Former Wasps and England scrum-half Bates will end his second coaching spell at the club in unsettlingly similar circumstances to his first – removed before time in the middle of battling to uphold his end of the bargain.
Last time round Bates proved the fall guy for underachievement with Rob Andrew continuing as rugby director, while his return has also proved less fruitful than predicted.
Bates was handed wide licence to overhaul his squad in the summer, as much because of more influential, big-name leavers as a desire to shift the emphasis towards a more power-based gameplan.
Starting the season to the acclaim of a compact but talented squad, Bates predicted his men could qualify for the Heineken Cup if they got lucky on the injury front while managing to hit their stride without delay. Trouble was, delays were all that were on the early path, with the Falcons losing one and drawing three in their first four games.

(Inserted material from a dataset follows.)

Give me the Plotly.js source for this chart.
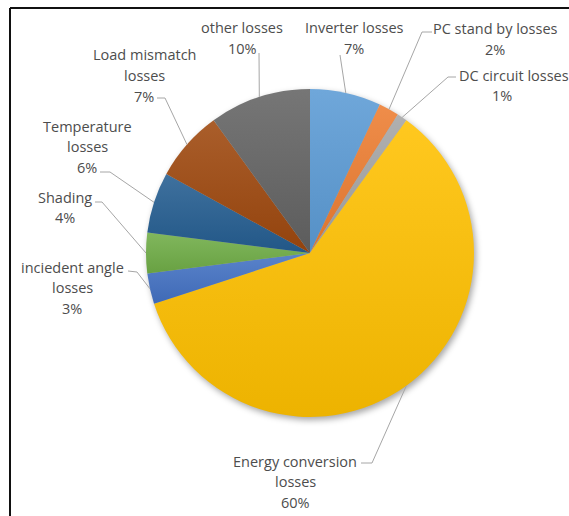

Struggling to find fluency, Bates’ men craved a longer settling period – but then they came alive with a fine bonus-point win at The Rec to shock Bath.
Backing that up with a league win over Worcester and another memorable away victory at London Irish, the Falcons seemed well-set for progress, but such ambitions went awry. Even a year-turning win at Wasps could not spur the Falcons up the table and into top-six contention, and just one win and one draw from seven Premiership games between mid-February and early April left Bates’ side staring down the relegation barrel in a season which should have yielded more.
Defeats to Saracens, Cardiff in the European Challenge Cup and Leicester exacerbated the demotion jitters – until Newcastle edged a thriller 32-30 at Sale to secure their top-flight status.